DO THIS >> Leave out the pictures and repeat every record exactly.

ROWS >>
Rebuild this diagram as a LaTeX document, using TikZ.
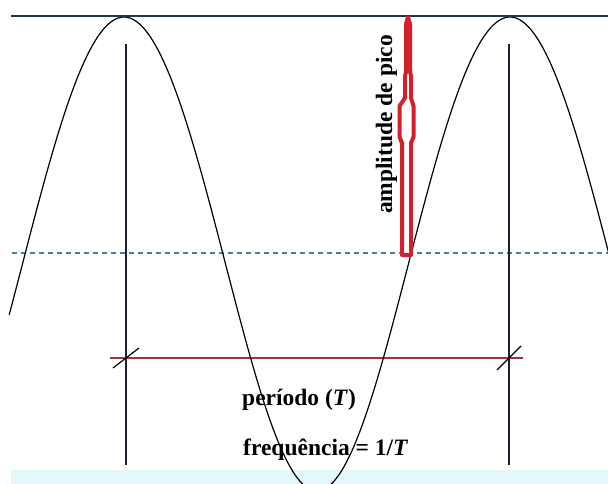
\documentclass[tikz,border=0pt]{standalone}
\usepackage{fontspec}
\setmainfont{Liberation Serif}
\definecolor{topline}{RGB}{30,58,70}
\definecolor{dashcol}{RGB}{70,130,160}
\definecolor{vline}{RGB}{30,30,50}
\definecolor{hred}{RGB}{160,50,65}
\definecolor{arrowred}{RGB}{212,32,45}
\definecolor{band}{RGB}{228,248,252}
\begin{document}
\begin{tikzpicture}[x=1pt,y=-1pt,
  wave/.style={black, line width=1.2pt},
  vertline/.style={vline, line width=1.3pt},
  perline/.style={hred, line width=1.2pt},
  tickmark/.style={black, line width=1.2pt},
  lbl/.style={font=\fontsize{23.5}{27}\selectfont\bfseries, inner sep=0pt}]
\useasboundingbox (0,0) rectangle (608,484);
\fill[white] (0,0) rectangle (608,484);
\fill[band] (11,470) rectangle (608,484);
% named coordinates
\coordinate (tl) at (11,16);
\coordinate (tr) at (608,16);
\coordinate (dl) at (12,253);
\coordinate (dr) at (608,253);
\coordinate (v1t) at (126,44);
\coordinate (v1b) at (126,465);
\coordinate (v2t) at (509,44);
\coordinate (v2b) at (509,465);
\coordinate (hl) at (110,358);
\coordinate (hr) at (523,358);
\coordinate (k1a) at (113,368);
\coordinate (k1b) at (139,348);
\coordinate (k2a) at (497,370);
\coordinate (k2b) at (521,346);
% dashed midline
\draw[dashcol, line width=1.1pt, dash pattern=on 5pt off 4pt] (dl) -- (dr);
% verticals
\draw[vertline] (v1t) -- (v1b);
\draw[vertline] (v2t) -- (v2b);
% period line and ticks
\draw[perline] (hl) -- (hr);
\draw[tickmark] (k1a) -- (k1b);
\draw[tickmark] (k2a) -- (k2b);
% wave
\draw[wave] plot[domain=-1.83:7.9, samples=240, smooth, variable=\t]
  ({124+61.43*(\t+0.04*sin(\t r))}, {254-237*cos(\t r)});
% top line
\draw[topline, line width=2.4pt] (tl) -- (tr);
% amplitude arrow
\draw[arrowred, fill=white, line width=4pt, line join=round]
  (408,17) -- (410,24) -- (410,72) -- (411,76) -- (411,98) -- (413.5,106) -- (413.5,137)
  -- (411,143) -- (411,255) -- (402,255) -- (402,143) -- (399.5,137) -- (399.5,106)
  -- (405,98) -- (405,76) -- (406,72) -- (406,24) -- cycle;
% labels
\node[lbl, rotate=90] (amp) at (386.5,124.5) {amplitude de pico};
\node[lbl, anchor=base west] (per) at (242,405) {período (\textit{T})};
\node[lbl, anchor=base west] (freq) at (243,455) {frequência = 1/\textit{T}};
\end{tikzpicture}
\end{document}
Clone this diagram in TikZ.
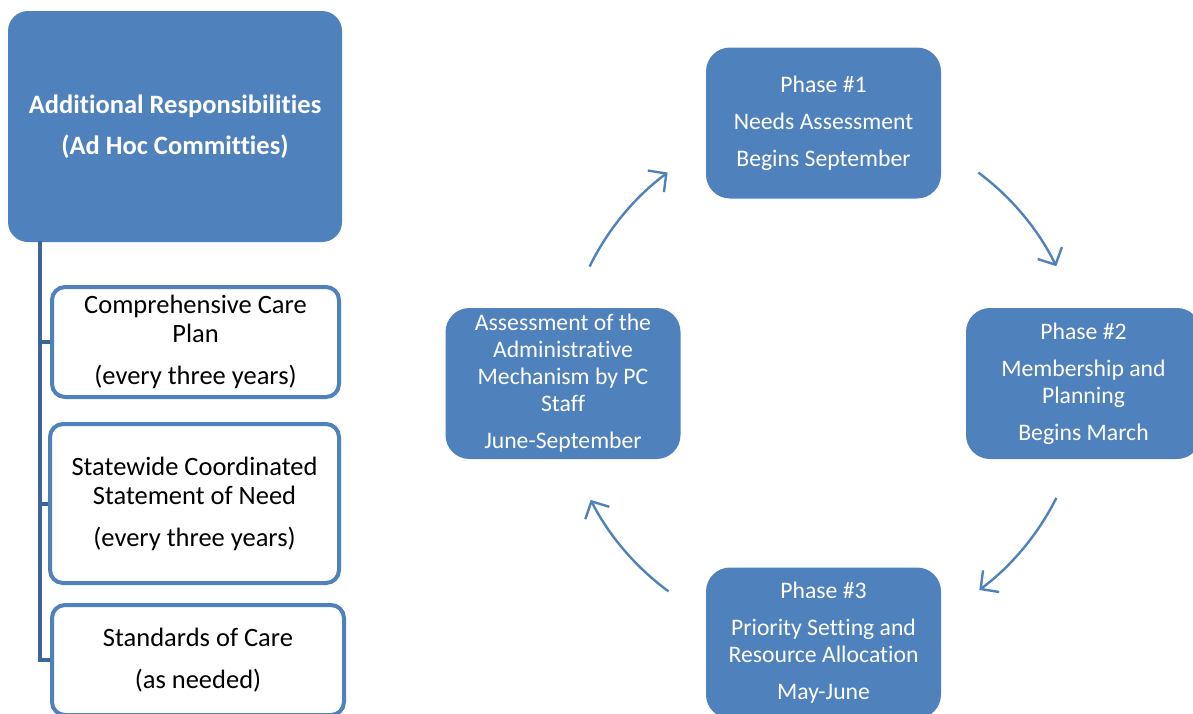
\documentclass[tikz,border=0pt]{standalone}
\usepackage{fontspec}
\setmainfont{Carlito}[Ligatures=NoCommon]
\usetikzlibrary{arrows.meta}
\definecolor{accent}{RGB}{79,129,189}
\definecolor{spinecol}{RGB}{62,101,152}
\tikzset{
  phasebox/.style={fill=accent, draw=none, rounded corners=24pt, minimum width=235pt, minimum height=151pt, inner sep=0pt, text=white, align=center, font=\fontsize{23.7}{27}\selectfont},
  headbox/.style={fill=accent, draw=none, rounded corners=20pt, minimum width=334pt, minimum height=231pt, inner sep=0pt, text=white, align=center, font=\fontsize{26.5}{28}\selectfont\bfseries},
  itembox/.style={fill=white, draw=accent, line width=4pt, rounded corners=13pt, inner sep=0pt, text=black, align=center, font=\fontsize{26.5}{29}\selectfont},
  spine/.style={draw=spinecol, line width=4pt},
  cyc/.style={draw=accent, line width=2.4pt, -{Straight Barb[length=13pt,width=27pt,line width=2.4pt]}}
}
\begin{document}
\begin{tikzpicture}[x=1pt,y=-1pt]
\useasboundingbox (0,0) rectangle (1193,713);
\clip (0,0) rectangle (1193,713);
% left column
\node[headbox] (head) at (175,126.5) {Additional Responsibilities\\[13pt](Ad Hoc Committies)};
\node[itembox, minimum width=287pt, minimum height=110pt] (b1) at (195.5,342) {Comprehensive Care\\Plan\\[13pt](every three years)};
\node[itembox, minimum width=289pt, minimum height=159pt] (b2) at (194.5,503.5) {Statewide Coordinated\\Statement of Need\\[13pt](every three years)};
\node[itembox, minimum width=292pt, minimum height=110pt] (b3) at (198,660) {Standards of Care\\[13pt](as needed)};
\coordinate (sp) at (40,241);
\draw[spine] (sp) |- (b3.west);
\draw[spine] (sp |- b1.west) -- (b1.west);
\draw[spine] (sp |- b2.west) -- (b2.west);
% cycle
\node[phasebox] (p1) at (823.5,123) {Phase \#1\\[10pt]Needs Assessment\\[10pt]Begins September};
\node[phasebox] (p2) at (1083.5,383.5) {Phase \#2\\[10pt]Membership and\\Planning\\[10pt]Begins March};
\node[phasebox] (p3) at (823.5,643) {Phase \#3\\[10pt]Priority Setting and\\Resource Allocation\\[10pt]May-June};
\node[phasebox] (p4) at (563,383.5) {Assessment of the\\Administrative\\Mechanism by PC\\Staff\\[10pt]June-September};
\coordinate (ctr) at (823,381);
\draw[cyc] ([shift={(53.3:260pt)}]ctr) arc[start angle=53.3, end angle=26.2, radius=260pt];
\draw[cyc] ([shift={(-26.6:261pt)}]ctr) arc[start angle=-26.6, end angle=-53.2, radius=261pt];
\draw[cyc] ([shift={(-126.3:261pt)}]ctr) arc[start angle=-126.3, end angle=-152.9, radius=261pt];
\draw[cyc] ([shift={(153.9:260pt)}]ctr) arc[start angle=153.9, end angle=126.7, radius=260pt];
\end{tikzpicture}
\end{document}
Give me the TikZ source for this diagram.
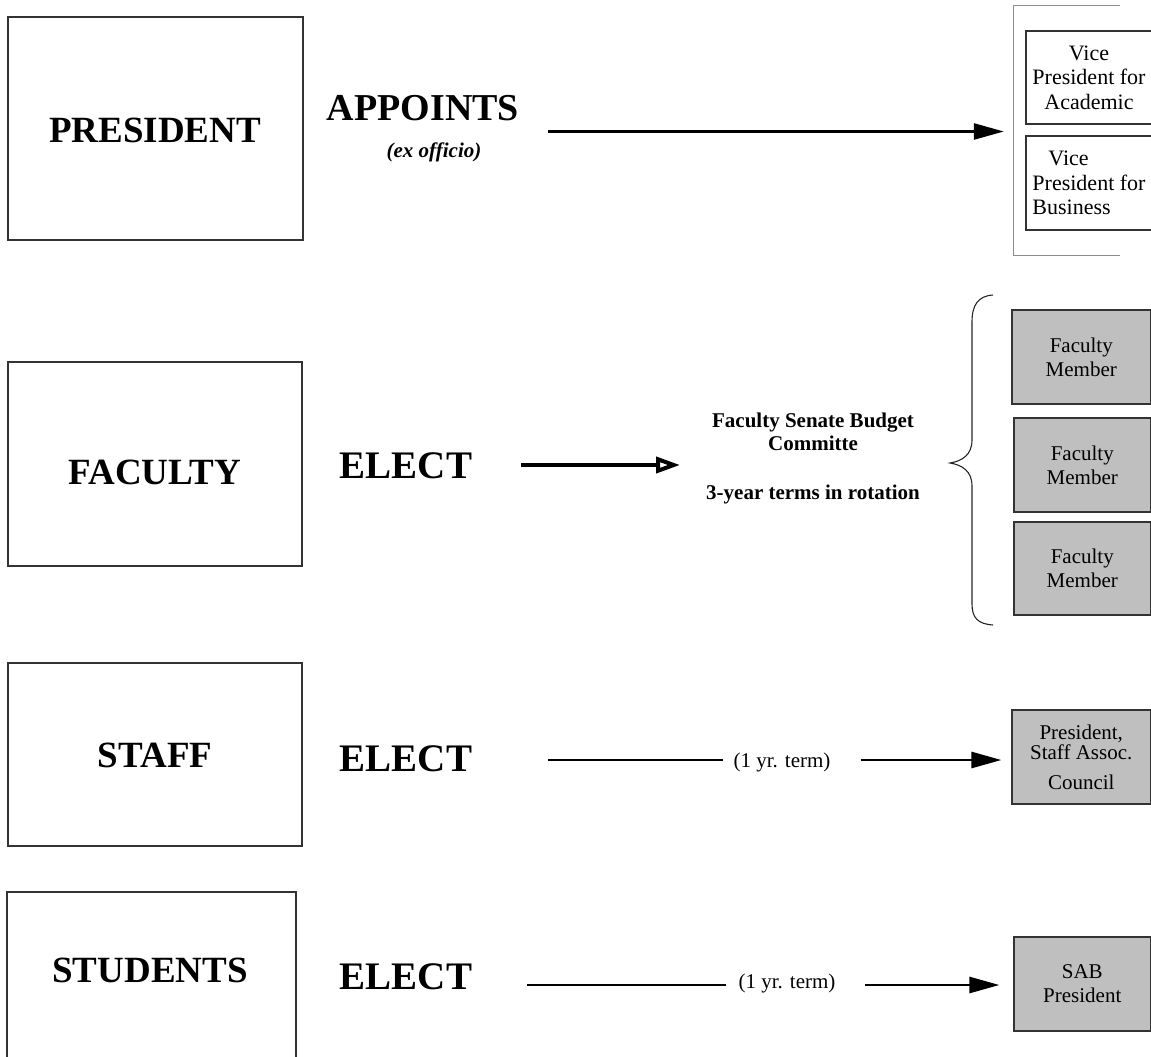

RESULT FOR THIS TASK >>
Rebuild this diagram as a LaTeX document, using TikZ.
\documentclass[tikz,border=0pt]{standalone}
\usepackage{fontspec}
\setmainfont{Liberation Serif}
\definecolor{topline}{RGB}{30,58,70}
\definecolor{dashcol}{RGB}{70,130,160}
\definecolor{vline}{RGB}{30,30,50}
\definecolor{hred}{RGB}{160,50,65}
\definecolor{arrowred}{RGB}{212,32,45}
\definecolor{band}{RGB}{228,248,252}
\begin{document}
\begin{tikzpicture}[x=1pt,y=-1pt,
  wave/.style={black, line width=1.2pt},
  vertline/.style={vline, line width=1.3pt},
  perline/.style={hred, line width=1.2pt},
  tickmark/.style={black, line width=1.2pt},
  lbl/.style={font=\fontsize{23.5}{27}\selectfont\bfseries, inner sep=0pt}]
\useasboundingbox (0,0) rectangle (608,484);
\fill[white] (0,0) rectangle (608,484);
\fill[band] (11,470) rectangle (608,484);
% named coordinates
\coordinate (tl) at (11,16);
\coordinate (tr) at (608,16);
\coordinate (dl) at (12,253);
\coordinate (dr) at (608,253);
\coordinate (v1t) at (126,44);
\coordinate (v1b) at (126,465);
\coordinate (v2t) at (509,44);
\coordinate (v2b) at (509,465);
\coordinate (hl) at (110,358);
\coordinate (hr) at (523,358);
\coordinate (k1a) at (113,368);
\coordinate (k1b) at (139,348);
\coordinate (k2a) at (497,370);
\coordinate (k2b) at (521,346);
% dashed midline
\draw[dashcol, line width=1.1pt, dash pattern=on 5pt off 4pt] (dl) -- (dr);
% verticals
\draw[vertline] (v1t) -- (v1b);
\draw[vertline] (v2t) -- (v2b);
% period line and ticks
\draw[perline] (hl) -- (hr);
\draw[tickmark] (k1a) -- (k1b);
\draw[tickmark] (k2a) -- (k2b);
% wave
\draw[wave] plot[domain=-1.83:7.9, samples=240, smooth, variable=\t]
  ({124+61.43*(\t+0.04*sin(\t r))}, {254-237*cos(\t r)});
% top line
\draw[topline, line width=2.4pt] (tl) -- (tr);
% amplitude arrow
\draw[arrowred, fill=white, line width=4pt, line join=round]
  (408,17) -- (410,24) -- (410,72) -- (411,76) -- (411,98) -- (413.5,106) -- (413.5,137)
  -- (411,143) -- (411,255) -- (402,255) -- (402,143) -- (399.5,137) -- (399.5,106)
  -- (405,98) -- (405,76) -- (406,72) -- (406,24) -- cycle;
% labels
\node[lbl, rotate=90] (amp) at (386.5,124.5) {amplitude de pico};
\node[lbl, anchor=base west] (per) at (242,405) {período (\textit{T})};
\node[lbl, anchor=base west] (freq) at (243,455) {frequência = 1/\textit{T}};
\end{tikzpicture}
\end{document}
Clone this diagram in TikZ.
\documentclass[tikz,border=0pt]{standalone}
\usepackage{fontspec}
\setmainfont{Carlito}[Ligatures=NoCommon]
\usetikzlibrary{arrows.meta}
\definecolor{accent}{RGB}{79,129,189}
\definecolor{spinecol}{RGB}{62,101,152}
\tikzset{
  phasebox/.style={fill=accent, draw=none, rounded corners=24pt, minimum width=235pt, minimum height=151pt, inner sep=0pt, text=white, align=center, font=\fontsize{23.7}{27}\selectfont},
  headbox/.style={fill=accent, draw=none, rounded corners=20pt, minimum width=334pt, minimum height=231pt, inner sep=0pt, text=white, align=center, font=\fontsize{26.5}{28}\selectfont\bfseries},
  itembox/.style={fill=white, draw=accent, line width=4pt, rounded corners=13pt, inner sep=0pt, text=black, align=center, font=\fontsize{26.5}{29}\selectfont},
  spine/.style={draw=spinecol, line width=4pt},
  cyc/.style={draw=accent, line width=2.4pt, -{Straight Barb[length=13pt,width=27pt,line width=2.4pt]}}
}
\begin{document}
\begin{tikzpicture}[x=1pt,y=-1pt]
\useasboundingbox (0,0) rectangle (1193,713);
\clip (0,0) rectangle (1193,713);
% left column
\node[headbox] (head) at (175,126.5) {Additional Responsibilities\\[13pt](Ad Hoc Committies)};
\node[itembox, minimum width=287pt, minimum height=110pt] (b1) at (195.5,342) {Comprehensive Care\\Plan\\[13pt](every three years)};
\node[itembox, minimum width=289pt, minimum height=159pt] (b2) at (194.5,503.5) {Statewide Coordinated\\Statement of Need\\[13pt](every three years)};
\node[itembox, minimum width=292pt, minimum height=110pt] (b3) at (198,660) {Standards of Care\\[13pt](as needed)};
\coordinate (sp) at (40,241);
\draw[spine] (sp) |- (b3.west);
\draw[spine] (sp |- b1.west) -- (b1.west);
\draw[spine] (sp |- b2.west) -- (b2.west);
% cycle
\node[phasebox] (p1) at (823.5,123) {Phase \#1\\[10pt]Needs Assessment\\[10pt]Begins September};
\node[phasebox] (p2) at (1083.5,383.5) {Phase \#2\\[10pt]Membership and\\Planning\\[10pt]Begins March};
\node[phasebox] (p3) at (823.5,643) {Phase \#3\\[10pt]Priority Setting and\\Resource Allocation\\[10pt]May-June};
\node[phasebox] (p4) at (563,383.5) {Assessment of the\\Administrative\\Mechanism by PC\\Staff\\[10pt]June-September};
\coordinate (ctr) at (823,381);
\draw[cyc] ([shift={(53.3:260pt)}]ctr) arc[start angle=53.3, end angle=26.2, radius=260pt];
\draw[cyc] ([shift={(-26.6:261pt)}]ctr) arc[start angle=-26.6, end angle=-53.2, radius=261pt];
\draw[cyc] ([shift={(-126.3:261pt)}]ctr) arc[start angle=-126.3, end angle=-152.9, radius=261pt];
\draw[cyc] ([shift={(153.9:260pt)}]ctr) arc[start angle=153.9, end angle=126.7, radius=260pt];
\end{tikzpicture}
\end{document}
Give me the TikZ source for this diagram.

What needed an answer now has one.